GIVEN TASK -> Collect every line in the records below that contains the word "React".

PROVIDED ENTRIES ->
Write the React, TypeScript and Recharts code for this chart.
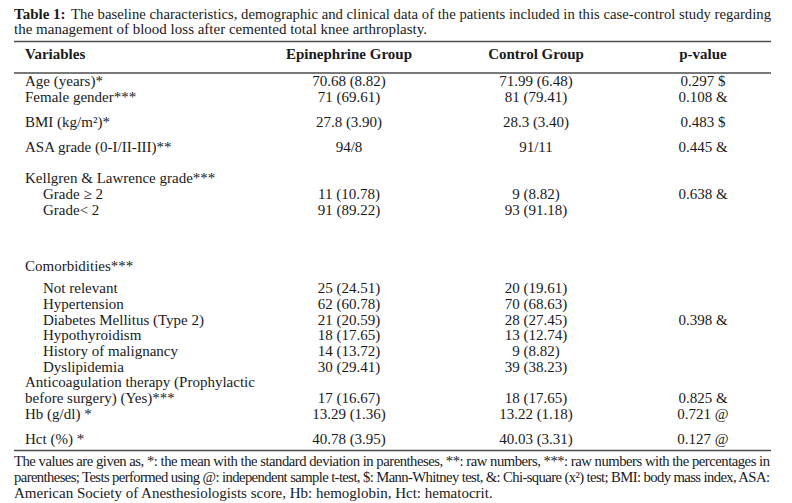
import { Surface, Layer, Text } from 'recharts';

// table content
const headers = ['Variables', 'Epinephrine Group', 'Control Group', 'p-value'];

const variables = [
    'Age (years)*',
    'Female gender***',
    'BMI (kg/m²)*',
    'ASA grade (0-I/II-III)**',
    'Kellgren & Lawrence grade***',
    'Grade ≥ 2',
    'Grade< 2',
    'Comorbidities***',
    'Not relevant',
    'Hypertension',
    'Diabetes Mellitus (Type 2)',
    'Hypothyroidism',
    'History of malignancy',
    'Dyslipidemia',
    'Anticoagulation therapy (Prophylactic',
    'before surgery) (Yes)***',
    'Hb (g/dl) *',
    'Hct (%) *',
];

const epinephrine = [
    '70.68 (8.82)', '71 (69.61)', '27.8 (3.90)', '94/8', '', '11 (10.78)', '91 (89.22)', '',
    '25 (24.51)', '62 (60.78)', '21 (20.59)', '18 (17.65)', '14 (13.72)', '30 (29.41)', '',
    '17 (16.67)', '13.29 (1.36)', '40.78 (3.95)',
];

const control = [
    '71.99 (6.48)', '81 (79.41)', '28.3 (3.40)', '91/11', '', '9 (8.82)', '93 (91.18)', '',
    '20 (19.61)', '70 (68.63)', '28 (27.45)', '13 (12.74)', '9 (8.82)', '39 (38.23)', '',
    '18 (17.65)', '13.22 (1.18)', '40.03 (3.31)',
];

const pValues = [
    '0.297 $', '0.108 &', '0.483 $', '0.445 &', '', '0.638 &', '', '',
    '', '', '0.398 &', '', '', '', '',
    '0.825 &', '0.721 @', '0.127 @',
];

const subRows = [5, 6, 8, 9, 10, 11, 12, 13];

const titleBold = 'Table 1:';
const titleLines = [
    'The baseline characteristics, demographic and clinical data of the patients included in this case-control study regarding',
    'the management of blood loss after cemented total knee arthroplasty.',
];

const footnotes = [
    'The values are given as, *: the mean with the standard deviation in parentheses, **: raw numbers, ***: raw numbers with the percentages in',
    'parentheses; Tests performed using @: independent sample t-test, $: Mann-Whitney test, &: Chi-square (x²) test; BMI: body mass index, ASA:',
    'American Society of Anesthesiologists score, Hb: hemoglobin, Hct: hematocrit.',
];

// layout
const W = 792;
const H = 503;
const rowBaseline = [86, 102, 127, 152, 183, 199, 215, 271, 293, 309, 325, 340, 356, 372, 387, 403, 419, 444];
const colX = [25, 349, 536, 703];
const FONT = '"Liberation Serif", "Times New Roman", serif';
const INK = '#1a1a1a';
const RULE = '#4d4d4d';

export default function App() {
    return (
        <div style={{ position: 'absolute', left: 0, top: 0, width: W, height: H, background: '#fff' }}>
            <Surface width={W} height={H}>
                <Layer>
                    <text x={14} y={19} fontFamily={FONT} fontSize={15} fontWeight="bold" fill={INK}>
                        {titleBold}
                    </text>
                    <text x={71} y={19} fontFamily={FONT} fontSize={14.7} fill={INK} textLength={700} lengthAdjust="spacing">
                        {titleLines[0]}
                    </text>
                    <text x={14} y={34} fontFamily={FONT} fontSize={15} fill={INK}>
                        {titleLines[1]}
                    </text>
                </Layer>

                <line x1={14} x2={771} y1={41.5} y2={41.5} stroke={RULE} strokeWidth={1.5} />
                <line x1={14} x2={771} y1={73} y2={73} stroke={RULE} strokeWidth={1.5} />
                <line x1={14} x2={771} y1={450.5} y2={450.5} stroke={RULE} strokeWidth={1.5} />

                <Layer>
                    {headers.map((h, i) => (
                        <Text
                            key={h}
                            x={colX[i]}
                            y={59}
                            textAnchor={i === 0 ? 'start' : 'middle'}
                            fontFamily={FONT}
                            fontSize={15}
                            fontWeight="bold"
                            fill={INK}
                        >
                            {h}
                        </Text>
                    ))}
                </Layer>

                <Layer>
                    {variables.map((v, i) => (
                        <g key={i}>
                            <Text
                                x={subRows.includes(i) ? colX[0] + 18 : colX[0]}
                                y={rowBaseline[i]}
                                fontFamily={FONT}
                                fontSize={15}
                                fill={INK}
                            >
                                {v}
                            </Text>
                            {[epinephrine[i], control[i], pValues[i]].map((c, j) =>
                                c ? (
                                    <Text
                                        key={j}
                                        x={colX[j + 1]}
                                        y={rowBaseline[i]}
                                        textAnchor="middle"
                                        fontFamily={FONT}
                                        fontSize={15}
                                        fill={INK}
                                    >
                                        {c}
                                    </Text>
                                ) : null
                            )}
                        </g>
                    ))}
                </Layer>

                <Layer>
                    {footnotes.map((f, i) => (
                        <text
                            key={i}
                            x={14}
                            y={466 + i * 16}
                            fontFamily={FONT}
                            fontSize={i < 2 ? 14.7 : 15}
                            fill={INK}
                            textLength={i < 2 ? 756 : undefined}
                            lengthAdjust="spacing"
                        >
                            {f}
                        </text>
                    ))}
                </Layer>
            </Surface>
        </div>
    );
}
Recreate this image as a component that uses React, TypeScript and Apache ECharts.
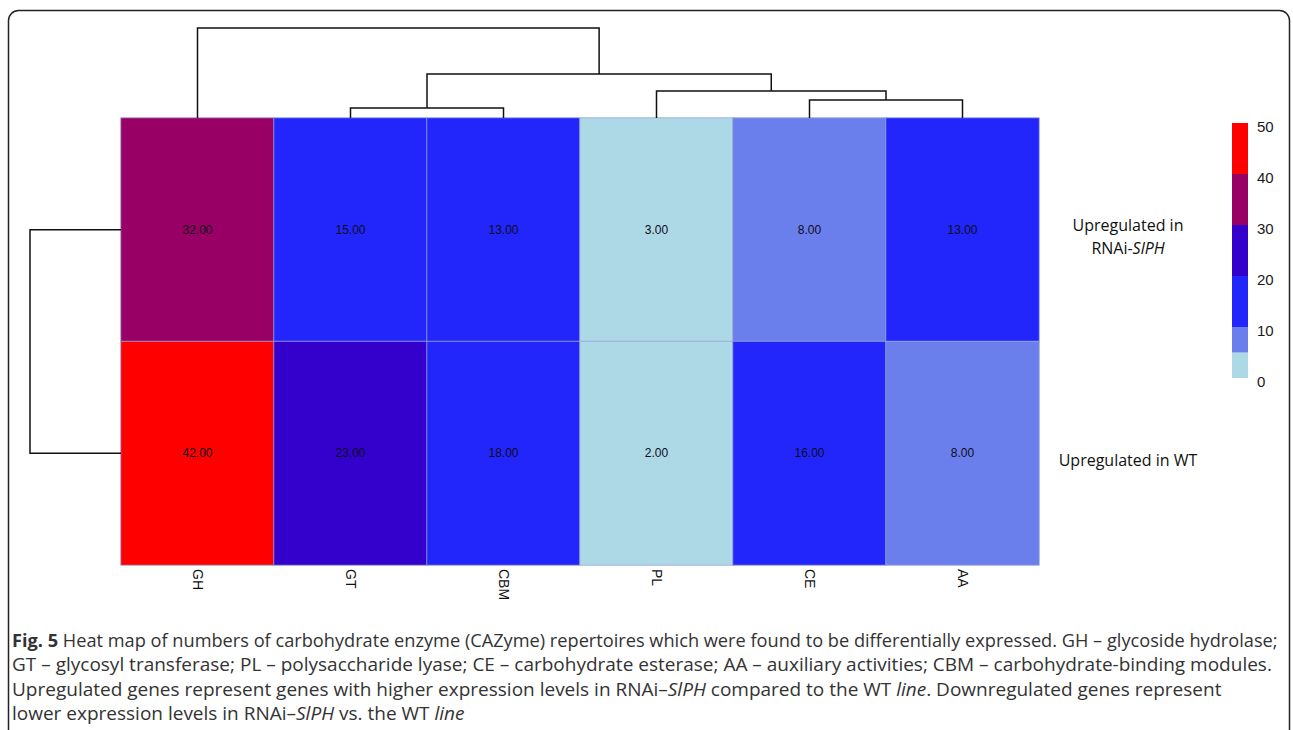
import React, { useEffect, useRef } from "react";
import * as echarts from "echarts";

const categories = ["GH", "GT", "CBM", "PL", "CE", "AA"];
const rowNames = ["Upregulated in RNAi-SlPH", "Upregulated in WT"];
const upInRNAi = [32, 15, 13, 3, 8, 13];
const upInWT = [42, 23, 18, 2, 16, 8];

const colorPieces = [
  { min: 0, max: 5, color: "#add8e6" },
  { min: 5, max: 10, color: "#6a7eec" },
  { min: 10, max: 20, color: "#2226fb" },
  { min: 20, max: 30, color: "#3300cc" },
  { min: 30, max: 40, color: "#990066" },
  { min: 40, max: 50, color: "#ff0000" },
];
const legendTicks = [0, 10, 20, 30, 40, 50];

// linkage: [childA, childB, height]; leaves are 0..n-1, merged nodes n, n+1, ...
const colLinkage = [
  [1, 2, 1.0],
  [4, 5, 1.8],
  [3, 7, 2.7],
  [6, 8, 4.4],
  [0, 9, 9.0],
];
const rowLinkage = [[0, 1, 1.0]];

const captionLines = [
  "{b|Fig. 5} Heat map of numbers of carbohydrate enzyme (CAZyme) repertoires which were found to be differentially expressed. GH – glycoside hydrolase;",
  "GT – glycosyl transferase; PL – polysaccharide lyase; CE – carbohydrate esterase; AA – auxiliary activities; CBM – carbohydrate-binding modules.",
  "Upregulated genes represent genes with higher expression levels in RNAi–{i|SlPH} compared to the WT {i|line}. Downregulated genes represent",
  "lower expression levels in RNAi–{i|SlPH} vs. the WT {i|line}",
];
const captionSizes = [18.2, 19, 19, 19];

function linkSegments(linkage: number[][], nLeaves: number) {
  const pos: number[] = [];
  const hgt: number[] = [];
  for (let i = 0; i < nLeaves; i++) {
    pos.push(i);
    hgt.push(0);
  }
  const segs: number[][] = [];
  linkage.forEach(([a, b, h]) => {
    segs.push([pos[a], pos[b], hgt[a], hgt[b], h]);
    pos.push((pos[a] + pos[b]) / 2);
    hgt.push(h);
  });
  return segs;
}

const GRID = { left: 121, top: 118, width: 918, height: 447 };
const SANS = "Liberation Sans, Arial, sans-serif";
const CAP = "Open Sans, sans-serif";

export default function App() {
  const ref = useRef<HTMLDivElement>(null);
  useEffect(() => {
    if (!ref.current) return;
    const chart = echarts.init(ref.current, null, { renderer: "svg" });
    const heatData: number[][] = [];
    categories.forEach((_, i) => {
      heatData.push([i, 0, upInRNAi[i]]);
      heatData.push([i, 1, upInWT[i]]);
    });
    const colSegs = linkSegments(colLinkage, categories.length);
    const rowSegs = linkSegments(rowLinkage, rowNames.length);
    const colMax = Math.max(...colLinkage.map((l) => l[2]));
    const rowMax = Math.max(...rowLinkage.map((l) => l[2]));

    // legend colour bar
    const barTop = 123;
    const barBottom = 378;
    const barX = 1232;
    const vmax = legendTicks[legendTicks.length - 1];
    const toY = (v: number) => barBottom - ((barBottom - barTop) * v) / vmax;
    const legendGraphics: any[] = [];
    colorPieces.forEach((p) => {
      legendGraphics.push({
        type: "rect",
        shape: { x: barX, y: toY(p.max), width: 16, height: toY(p.min) - toY(p.max) },
        style: { fill: p.color },
      });
    });
    legendTicks.forEach((t) => {
      legendGraphics.push({
        type: "text",
        x: 1257,
        y: toY(t) + 3,
        style: {
          text: String(t),
          fontSize: 15,
          fontFamily: SANS,
          fill: "#1a1a1a",
          textVerticalAlign: "middle",
        },
      });
    });

    const captionGraphics = captionLines.map((line, i) => {
      const fs = captionSizes[i];
      return {
        type: "text",
        x: 12,
        y: 640 + i * 24.3,
        style: {
          text: line,
          fontSize: fs,
          fontFamily: CAP,
          fill: "#333",
          textVerticalAlign: "middle",
          rich: {
            b: { fontWeight: "bold", fontSize: fs, fontFamily: CAP, fill: "#333" },
            i: { fontStyle: "italic", fontSize: fs, fontFamily: CAP, fill: "#333" },
          },
        },
      };
    });

    const dendroStyle = { stroke: "#111", lineWidth: 1.5, fill: null };

    chart.setOption({
      animation: false,
      backgroundColor: "#fff",
      grid: [
        { ...GRID },
        { left: GRID.left, top: 28, width: GRID.width, height: GRID.top - 28 },
        { left: 30, top: GRID.top, width: GRID.left - 30, height: GRID.height },
      ],
      xAxis: [
        {
          type: "category",
          gridIndex: 0,
          data: categories,
          position: "bottom",
          axisLine: { show: false },
          axisTick: { show: false },
          splitLine: { show: false },
          axisLabel: {
            rotate: -90,
            margin: 4,
            fontSize: 14,
            color: "#111",
            fontFamily: SANS,
          },
        },
        { type: "value", gridIndex: 1, min: -0.5, max: categories.length - 0.5, show: false },
        { type: "value", gridIndex: 2, min: 0, max: rowMax, inverse: true, show: false },
      ],
      yAxis: [
        {
          type: "category",
          gridIndex: 0,
          data: rowNames,
          inverse: true,
          position: "right",
          axisLine: { show: false },
          axisTick: { show: false },
          splitLine: { show: false },
          axisLabel: {
            align: "center",
            margin: 89,
            padding: [14, 0, 0, 0],
            formatter: (v: string) =>
              v === rowNames[0] ? "{n|Upregulated in}\n{n|RNAi-}{i|SlPH}" : "{n|" + v + "}",
            rich: {
              n: { fontSize: 16, fontFamily: CAP, color: "#111", lineHeight: 23 },
              i: {
                fontSize: 16,
                fontFamily: CAP,
                fontStyle: "italic",
                color: "#111",
                lineHeight: 23,
              },
            },
          },
        },
        { type: "value", gridIndex: 1, min: 0, max: colMax, show: false },
        { type: "value", gridIndex: 2, min: -0.5, max: rowNames.length - 0.5, inverse: true, show: false },
      ],
      visualMap: {
        type: "piecewise",
        show: false,
        seriesIndex: 0,
        dimension: 2,
        pieces: colorPieces.map((p) => ({ gte: p.min, lt: p.max, color: p.color })),
      },
      series: [
        {
          type: "heatmap",
          xAxisIndex: 0,
          yAxisIndex: 0,
          data: heatData,
          itemStyle: { borderColor: "#9aa6d8", borderWidth: 0.8 },
          label: {
            show: true,
            formatter: (p: any) => Number(p.value[2]).toFixed(2),
            fontSize: 12,
            color: "#0d0d1a",
            fontFamily: SANS,
          },
        },
        {
          type: "custom",
          coordinateSystem: "cartesian2d",
          xAxisIndex: 1,
          yAxisIndex: 1,
          data: colSegs,
          renderItem: (params: any, api: any) => {
            const p1 = api.coord([api.value(0), api.value(2)]);
            const p2 = api.coord([api.value(0), api.value(4)]);
            const p3 = api.coord([api.value(1), api.value(4)]);
            const p4 = api.coord([api.value(1), api.value(3)]);
            return { type: "polyline", shape: { points: [p1, p2, p3, p4] }, style: dendroStyle };
          },
        },
        {
          type: "custom",
          coordinateSystem: "cartesian2d",
          xAxisIndex: 2,
          yAxisIndex: 2,
          data: rowSegs,
          renderItem: (params: any, api: any) => {
            const p1 = api.coord([api.value(2), api.value(0)]);
            const p2 = api.coord([api.value(4), api.value(0)]);
            const p3 = api.coord([api.value(4), api.value(1)]);
            const p4 = api.coord([api.value(3), api.value(1)]);
            return { type: "polyline", shape: { points: [p1, p2, p3, p4] }, style: dendroStyle };
          },
        },
      ],
      graphic: [
        {
          type: "rect",
          shape: { x: 8.5, y: 10.5, width: 1281, height: 780, r: 10 },
          style: { fill: null, stroke: "#222", lineWidth: 1.5 },
        },
        ...legendGraphics,
        ...captionGraphics,
      ],
    });
    return () => chart.dispose();
  }, []);
  return (
    <div
      ref={ref}
      style={{ position: "fixed", left: 0, top: 0, width: 1293, height: 730, background: "#fff" }}
    />
  );
}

RESULT OF THE EXERCISE ->
Write the React, TypeScript and Recharts code for this chart.
Recreate this image as a component that uses React, TypeScript and Apache ECharts.
import React, { useEffect, useRef } from "react";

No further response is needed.